An Electronic Health Record (EHR) is an electronic patients medical history, that is maintained by the medical provider over time, and may include all of the key administrative clinical data relevant to that persons care under a particular provider, including demographics, progress notes, problems, medications, ...
If you've ever moved to a new state or switched to a new doctor, then you've likely faced the challenge of transferring your medical records.
Congress passed the Health Information Technology for Economic and Clinical Health (HITECH) Act in 2009, which set up incentives for hospitals to get off pen and paper charts and onto electronic medical systems. Over the next seven years, hospitals could buy these information-technology systems, install them into their hospitals, and receive money in return for doing it. And this did make a big shift in how many people had an electronic health record. Before, fewer than half were on any kind of system. By 2015, more than 75% of hospitals had an EHR system in place.
While new EHR systems and more patients records added, still tow issues usability and interoperability. For all the work that's been put into EHR systems, in 2014 only 35% of doctors surveyed were very satisfied or satisfied with the systems they were using.
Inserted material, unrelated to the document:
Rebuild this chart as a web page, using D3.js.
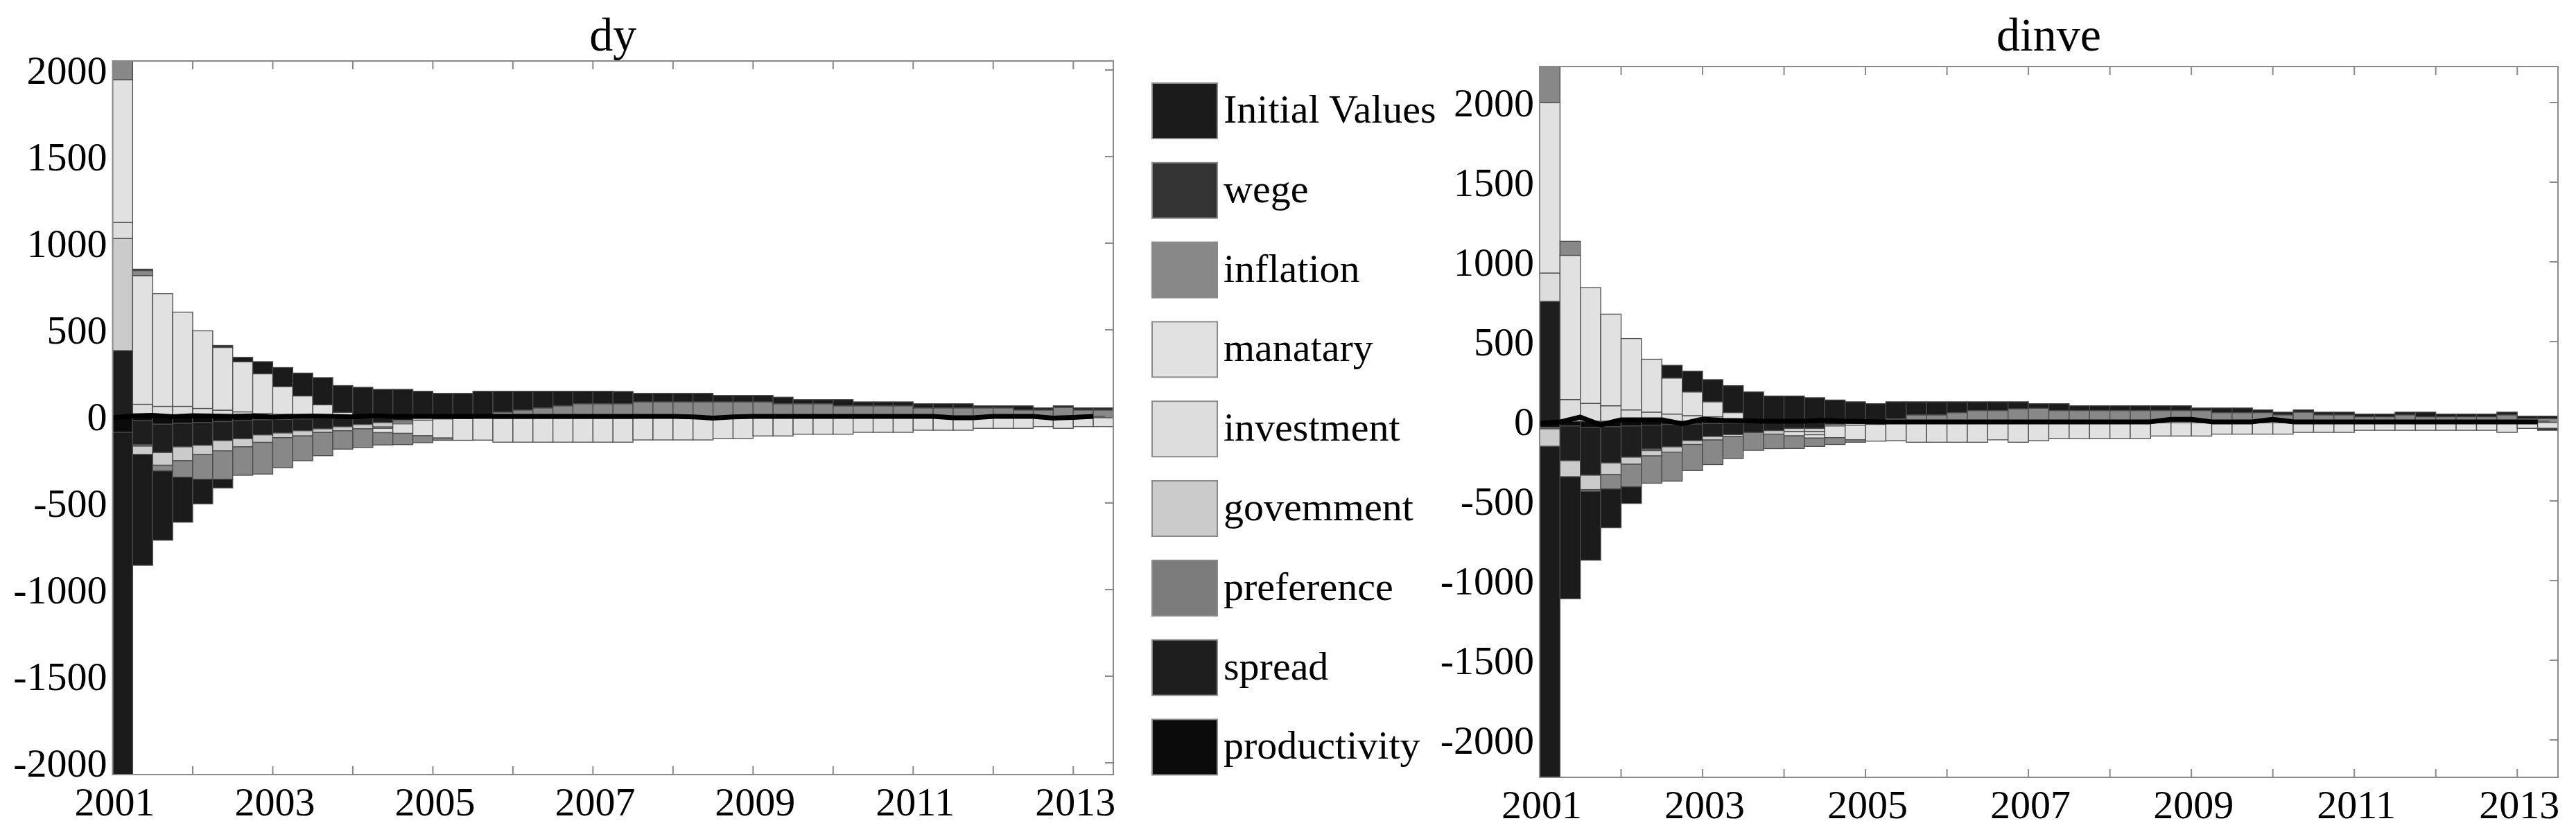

As for interoperability, or the ability for one product to communicate to another and share data, to transfer your medical history from one hospital to another — that's a tough sell. For one, hospitals tend to be fiercely competitive when it comes to their patients records. And the health records housed in one hospital might speak an entirely different language from the hospital system across the street.
New cloud-based EHR systems may help reduce cost and find way for systems to communicate with each other, but as it stands today we are still far a way from where we should be.